# Location of cylinder head temp sensor port



## RockyIce (Jun 2, 2018)

Where would the location for an after market temp sensor be on the cylinder head? I want the original wiring and sensor to remain on the intake manifold but also want to run an aftermarket gauge and put the sensor on the cylinder head. Anyone have a picture? Thanks!


----------



## RockyIce (Jun 2, 2018)

RockyIce said:


> Where would the location for an after market temp sensor be on the cylinder head? I want the original wiring and sensor to remain on the intake manifold but also want to run an aftermarket gauge and put the sensor on the cylinder head. Anyone have a picture? Thanks!


Note that I only have one port on the intake


----------



## PontiacJim (Dec 29, 2012)

RockyIce said:


> Note that I only have one port on the intake


I don't think you will find anything on your heads if early. You will have the factory one on the water crossover on the intake. I am not sure when they began using the temp sensor in the side of the head, maybe 1972-73?
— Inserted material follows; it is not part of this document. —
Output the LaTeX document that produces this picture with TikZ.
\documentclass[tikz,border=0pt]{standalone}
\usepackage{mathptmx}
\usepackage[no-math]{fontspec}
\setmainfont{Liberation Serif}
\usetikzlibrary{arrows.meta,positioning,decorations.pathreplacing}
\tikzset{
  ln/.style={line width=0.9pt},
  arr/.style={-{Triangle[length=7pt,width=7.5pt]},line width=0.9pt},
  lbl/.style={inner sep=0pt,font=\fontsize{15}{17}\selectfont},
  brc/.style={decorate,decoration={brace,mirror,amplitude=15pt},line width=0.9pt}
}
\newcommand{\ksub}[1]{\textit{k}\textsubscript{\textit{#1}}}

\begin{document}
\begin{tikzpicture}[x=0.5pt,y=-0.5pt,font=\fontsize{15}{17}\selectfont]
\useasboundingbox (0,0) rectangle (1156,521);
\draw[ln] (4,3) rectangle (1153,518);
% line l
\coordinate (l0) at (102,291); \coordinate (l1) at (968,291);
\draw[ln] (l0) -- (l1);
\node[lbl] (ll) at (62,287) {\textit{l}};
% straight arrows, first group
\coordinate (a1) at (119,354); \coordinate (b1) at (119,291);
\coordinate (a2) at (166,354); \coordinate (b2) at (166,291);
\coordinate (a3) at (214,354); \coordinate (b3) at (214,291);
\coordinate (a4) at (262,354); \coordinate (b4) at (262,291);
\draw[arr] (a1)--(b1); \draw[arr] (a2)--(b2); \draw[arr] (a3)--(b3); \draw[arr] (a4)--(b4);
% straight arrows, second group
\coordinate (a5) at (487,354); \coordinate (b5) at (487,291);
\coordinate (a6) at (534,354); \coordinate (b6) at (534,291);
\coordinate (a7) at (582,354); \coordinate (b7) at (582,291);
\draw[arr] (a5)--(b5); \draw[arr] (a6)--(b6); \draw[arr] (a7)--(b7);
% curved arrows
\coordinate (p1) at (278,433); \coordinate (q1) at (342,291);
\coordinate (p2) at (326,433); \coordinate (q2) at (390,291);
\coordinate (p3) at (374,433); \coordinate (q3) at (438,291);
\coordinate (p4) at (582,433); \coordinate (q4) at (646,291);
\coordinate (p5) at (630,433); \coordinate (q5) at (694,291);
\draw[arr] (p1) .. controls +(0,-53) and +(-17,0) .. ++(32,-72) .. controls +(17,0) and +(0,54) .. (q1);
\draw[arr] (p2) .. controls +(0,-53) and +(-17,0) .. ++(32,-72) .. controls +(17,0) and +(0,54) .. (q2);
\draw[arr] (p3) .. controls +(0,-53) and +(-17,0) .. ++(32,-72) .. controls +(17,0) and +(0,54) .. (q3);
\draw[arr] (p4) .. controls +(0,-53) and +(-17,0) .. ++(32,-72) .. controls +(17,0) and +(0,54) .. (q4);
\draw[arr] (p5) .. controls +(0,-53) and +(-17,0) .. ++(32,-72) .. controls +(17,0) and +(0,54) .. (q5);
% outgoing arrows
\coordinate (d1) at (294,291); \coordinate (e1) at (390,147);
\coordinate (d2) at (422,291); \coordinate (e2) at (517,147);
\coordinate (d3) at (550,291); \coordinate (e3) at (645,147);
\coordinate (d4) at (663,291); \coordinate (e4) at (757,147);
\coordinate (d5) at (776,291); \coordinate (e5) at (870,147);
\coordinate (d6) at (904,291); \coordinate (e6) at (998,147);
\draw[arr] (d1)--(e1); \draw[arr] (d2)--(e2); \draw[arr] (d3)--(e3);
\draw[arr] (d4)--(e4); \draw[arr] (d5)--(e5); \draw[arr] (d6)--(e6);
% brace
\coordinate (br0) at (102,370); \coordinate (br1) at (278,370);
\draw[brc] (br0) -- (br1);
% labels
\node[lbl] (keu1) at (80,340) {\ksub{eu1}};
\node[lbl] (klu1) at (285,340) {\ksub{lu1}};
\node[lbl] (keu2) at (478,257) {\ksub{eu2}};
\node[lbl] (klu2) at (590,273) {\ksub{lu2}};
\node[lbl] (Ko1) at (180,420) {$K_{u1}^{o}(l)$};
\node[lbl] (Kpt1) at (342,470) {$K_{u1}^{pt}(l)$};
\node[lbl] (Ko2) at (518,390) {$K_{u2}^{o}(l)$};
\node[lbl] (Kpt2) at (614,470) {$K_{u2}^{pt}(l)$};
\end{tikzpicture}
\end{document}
The later heads did use a temp gauge on the side of the head itself. I enclosed an Ebay pic of a 1973 SD head and you can clearly see the cast/tapped hole on the side that gets the H2O temp sensor.

However, if I were being creative and wanted a sensor on the head, look at the second pic. This is a typical Pontiac head having no provisions for a temp sensor. You are looking at the hole at the end of the head, one on each end. A freeze/welch steel plug goes there as that is where water is found behind that plug. If me, I just might purchase the correct sized steel freeze plug, and an H2O temp kit like Autometer, and have the brass bung that comes with the kit brazed to the plug by drilling it the correct size to insert the bung and then have a reputable shop braze it up flush with the back side of the plug so it does not interfere with the cylinder casting. Gently knock the steel plug into the head and then simply insert the temp probe and wire up.

When you install the plug, do not use any sealant as the plug needs to ground to the block for the temp gauge to work. The probe uses a pipe plug type threads which are self sealing as they tighten up - but don't over tighten. Same goes for your manifold gauge.

The problem may be getting to the freeze plug in the head. If the head were off, less issues. Not sure how much clearance you have at the back of the block and firewall. But, you might be able to fit it into the front of the head and this would also be easier to knock out and re-install.

I don't know of any other way unless you are willing to drill a hole in the side of the head and have a shop braze/tig weld a bung into that hole for the temp sensor.


----------



## 1969GPSJ (Feb 26, 2020)

I wonder if you can use the heater hose connector and on the right bank at the back and get a T-fitting or fab a bung back there


----------